The concept is that this event was a one-off by a normally upstanding citizen, the person learned their lesson about the second hour they were sitting in the holding cell, and further destruction to their record and opportunities is unwarranted and undesirable. This is where you try to collect on having been a good boy or girl for so many years.


Should you take a plea? What I tell my clients is to consider all of them but only take one when you are ready. You are usually ready when the offer is so sweet you can’t wait to sign it and get it over with – it happens - or the pain of proceeding toward trial so outweighs the pain of the offer you can’t risk missing out on it.    

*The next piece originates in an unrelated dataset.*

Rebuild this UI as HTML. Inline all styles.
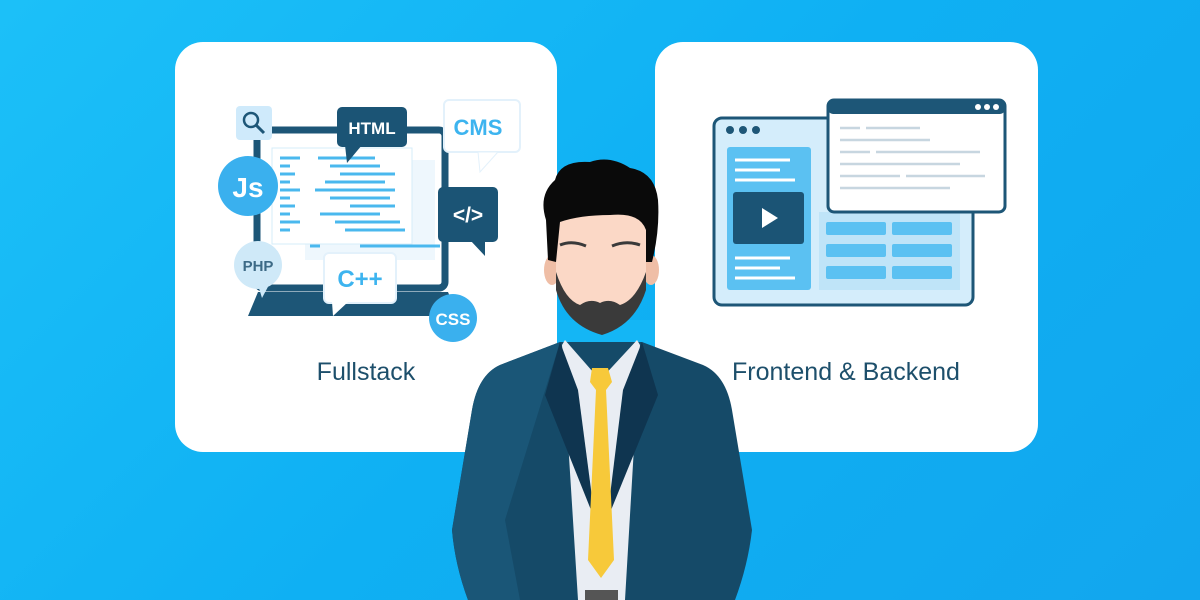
<!DOCTYPE html>
<html><head><meta charset="utf-8"><style>
html,body{margin:0;padding:0;width:1200px;height:600px;overflow:hidden}
body{background:linear-gradient(135deg,#1cc0f8 0%,#0fb0f3 50%,#12a6ee 100%);font-family:"Liberation Sans",sans-serif}
</style></head><body>
<svg width="1200" height="600" viewBox="0 0 1200 600" xmlns="http://www.w3.org/2000/svg" style="position:absolute;left:0;top:0">
<rect x="175" y="42" width="382" height="410" rx="28" fill="#fff"/>
<rect x="655" y="42" width="383" height="410" rx="28" fill="#fff"/>

<rect x="257" y="130" width="188" height="158" rx="6" fill="#fff" stroke="#1d5677" stroke-width="7"/>
<path d="M258 292 L448 292 L458 316 L248 316 Z" fill="#1d5677"/>
<rect x="305" y="160" width="130" height="100" fill="#eef7fd"/>
<rect x="272" y="148" width="140" height="96" fill="#fff" stroke="#d6ecf9"/>
<g stroke="#4ab8ee" stroke-width="3">
<line x1="280" y1="158" x2="300" y2="158"/><line x1="318" y1="158" x2="375" y2="158"/>
<line x1="280" y1="166" x2="290" y2="166"/><line x1="330" y1="166" x2="380" y2="166"/>
<line x1="280" y1="174" x2="295" y2="174"/><line x1="340" y1="174" x2="395" y2="174"/>
<line x1="280" y1="182" x2="290" y2="182"/><line x1="325" y1="182" x2="385" y2="182"/>
<line x1="280" y1="190" x2="300" y2="190"/><line x1="315" y1="190" x2="395" y2="190"/>
<line x1="280" y1="198" x2="290" y2="198"/><line x1="330" y1="198" x2="390" y2="198"/>
<line x1="280" y1="206" x2="295" y2="206"/><line x1="350" y1="206" x2="395" y2="206"/>
<line x1="280" y1="214" x2="290" y2="214"/><line x1="320" y1="214" x2="380" y2="214"/>
<line x1="280" y1="222" x2="300" y2="222"/><line x1="335" y1="222" x2="400" y2="222"/>
<line x1="280" y1="230" x2="290" y2="230"/><line x1="345" y1="230" x2="405" y2="230"/>
<line x1="310" y1="246" x2="320" y2="246"/><line x1="360" y1="246" x2="440" y2="246"/>
</g>
<rect x="236" y="106" width="36" height="34" rx="4" fill="#cfeafb"/>
<circle cx="251" cy="120" r="7" fill="none" stroke="#1d5677" stroke-width="2.5"/>
<line x1="256" y1="125" x2="264" y2="133" stroke="#1d5677" stroke-width="3"/>
<rect x="337" y="107" width="70" height="40" rx="5" fill="#1b5475"/>
<path d="M345 145 L347 163 L362 145Z" fill="#1b5475"/>
<text x="372" y="134" font-size="17" fill="#fff" text-anchor="middle" font-weight="bold">HTML</text>
<rect x="444" y="100" width="76" height="52" rx="5" fill="#fff" stroke="#e3f1fb" stroke-width="2"/>
<path d="M478 152 L480 172 L498 152Z" fill="#fff" stroke="#e3f1fb"/>
<text x="478" y="135" font-size="22" fill="#3db4ef" text-anchor="middle" font-weight="bold">CMS</text>
<circle cx="248" cy="186" r="30" fill="#3ab0ee"/>
<text x="248" y="197" font-size="28" fill="#fff" text-anchor="middle" font-weight="bold">Js</text>
<rect x="438" y="187" width="60" height="55" rx="5" fill="#1b5475"/>
<path d="M470 240 L485 256 L485 240Z" fill="#1b5475"/>
<text x="468" y="222" font-size="21" fill="#fff" text-anchor="middle" font-weight="bold">&lt;/&gt;</text>
<circle cx="258" cy="265" r="24" fill="#cfe9f8"/>
<path d="M258 285 L262 298 L270 283Z" fill="#cfe9f8"/>
<text x="258" y="271" font-size="15" fill="#3d6a86" text-anchor="middle" font-weight="bold">PHP</text>
<rect x="324" y="253" width="72" height="50" rx="5" fill="#fff" stroke="#e3f1fb" stroke-width="2"/>
<path d="M332 302 L333 316 L348 302Z" fill="#fff"/>
<text x="360" y="287" font-size="24" fill="#3db4ef" text-anchor="middle" font-weight="bold">C++</text>
<circle cx="453" cy="318" r="24" fill="#3ab0ee"/>
<text x="453" y="325" font-size="17" fill="#fff" text-anchor="middle" font-weight="bold">CSS</text>

<text x="366" y="380" font-size="25" fill="#1d4f6b" text-anchor="middle">Fullstack</text>

<rect x="714" y="118" width="259" height="187" rx="8" fill="#d4edfb" stroke="#1d5677" stroke-width="3"/>
<circle cx="730" cy="130" r="4" fill="#1d5677"/><circle cx="743" cy="130" r="4" fill="#1d5677"/><circle cx="756" cy="130" r="4" fill="#1d5677"/>
<rect x="727" y="147" width="84" height="143" rx="3" fill="#5bc1f2"/>
<g stroke="#fff" stroke-width="3"><line x1="735" y1="160" x2="790" y2="160"/><line x1="735" y1="170" x2="780" y2="170"/><line x1="735" y1="180" x2="795" y2="180"/>
<line x1="735" y1="258" x2="790" y2="258"/><line x1="735" y1="268" x2="780" y2="268"/><line x1="735" y1="278" x2="795" y2="278"/></g>
<rect x="733" y="192" width="71" height="52" rx="3" fill="#1b5475"/>
<path d="M762 208 L762 228 L778 218Z" fill="#fff"/>
<rect x="819" y="212" width="141" height="78" fill="#bfe4f8"/>
<g fill="#5bc1f2">
<rect x="826" y="222" width="60" height="13" rx="2"/><rect x="892" y="222" width="60" height="13" rx="2"/>
<rect x="826" y="244" width="60" height="13" rx="2"/><rect x="892" y="244" width="60" height="13" rx="2"/>
<rect x="826" y="266" width="60" height="13" rx="2"/><rect x="892" y="266" width="60" height="13" rx="2"/></g>
<rect x="828" y="100" width="177" height="112" rx="6" fill="#fff" stroke="#1d5677" stroke-width="3"/>
<rect x="828" y="100" width="177" height="14" rx="5" fill="#1d5677"/>
<circle cx="978" cy="107" r="3" fill="#fff"/><circle cx="987" cy="107" r="3" fill="#fff"/><circle cx="996" cy="107" r="3" fill="#fff"/>
<g stroke="#c7d6e0" stroke-width="2.5">
<line x1="840" y1="128" x2="860" y2="128"/><line x1="866" y1="128" x2="920" y2="128"/>
<line x1="840" y1="140" x2="930" y2="140"/><line x1="840" y1="152" x2="870" y2="152"/><line x1="876" y1="152" x2="980" y2="152"/>
<line x1="840" y1="164" x2="960" y2="164"/><line x1="840" y1="176" x2="900" y2="176"/><line x1="906" y1="176" x2="985" y2="176"/>
<line x1="840" y1="188" x2="950" y2="188"/></g>

<text x="846" y="380" font-size="25" fill="#1d4f6b" text-anchor="middle">Frontend &amp; Backend</text>

<rect x="557" y="320" width="98" height="60" fill="#14b6f5"/>
<path d="M560 342 L500 365 Q478 375 472 410 L452 530 Q455 565 468 600 L735 600 Q748 565 752 530 L732 410 Q726 375 703 365 L642 342 Z" fill="#154a68"/>
<path d="M560 342 L500 365 Q478 375 472 410 L452 530 Q455 565 468 600 L520 600 L505 520 Z" fill="#1a5677"/>
<path d="M565 340 L600 380 L637 340 L640 345 L625 600 L578 600 L562 345Z" fill="#e9edf3"/>
<path d="M560 342 L545 395 L595 520 L578 390 Z" fill="#0f3550"/>
<path d="M642 342 L658 395 L607 520 L623 390 Z" fill="#0f3550"/>
<path d="M592 368 L608 368 L612 382 L606 390 L614 560 L601 578 L588 560 L596 390 L590 382Z" fill="#f7c93a"/>
<rect x="585" y="590" width="33" height="10" fill="#555"/>
<ellipse cx="552" cy="270" rx="8" ry="15" fill="#efbea6"/>
<ellipse cx="651" cy="270" rx="8" ry="15" fill="#efbea6"/>
<path d="M556 225 Q556 200 600 198 Q646 200 646 225 L646 285 Q640 320 600 330 Q560 320 556 285Z" fill="#fbd8c6"/>
<path d="M556 272 Q565 300 580 305 Q590 298 600 303 Q610 298 620 305 Q636 300 646 272 L646 290 Q635 325 602 335 Q566 325 556 290Z" fill="#3a3a3a"/>
<path d="M560 245 Q572 240 586 246" stroke="#3a3a3a" stroke-width="3" fill="none"/>
<path d="M612 246 Q626 240 640 245" stroke="#3a3a3a" stroke-width="3" fill="none"/>
<path d="M548 260 L546 220 Q538 195 555 180 Q560 160 590 162 Q610 155 630 168 Q655 172 658 200 Q660 230 652 262 L646 262 L646 230 Q640 212 610 215 Q580 215 560 222 L556 262Z" fill="#0a0a0a"/>
</svg>
</body></html>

I’ve had clients refuse any plea offers. This is the most risky option, but if you believe you are innocent and that the evidence is insufficient to prove you wrong, that is what you have to do to be found not guilty assuming we can’t convince the state to drop the case. Others couldn’t wait to plead out and I felt like I was reigning them in.  Their desire to avoid the stress of court appearances, even for simple hearings, was more compelling than their long-term record. Each client and case are different.


Plea bargaining is a vital part of our criminal justice system. For all the hand-wringing and editorializing about its virtues, it is here to stay. Plea bargaining provides the best opportunity for efficient justice and for the criminal defendant and their dedicated attorney to work out the best path of recovery from an arrest event.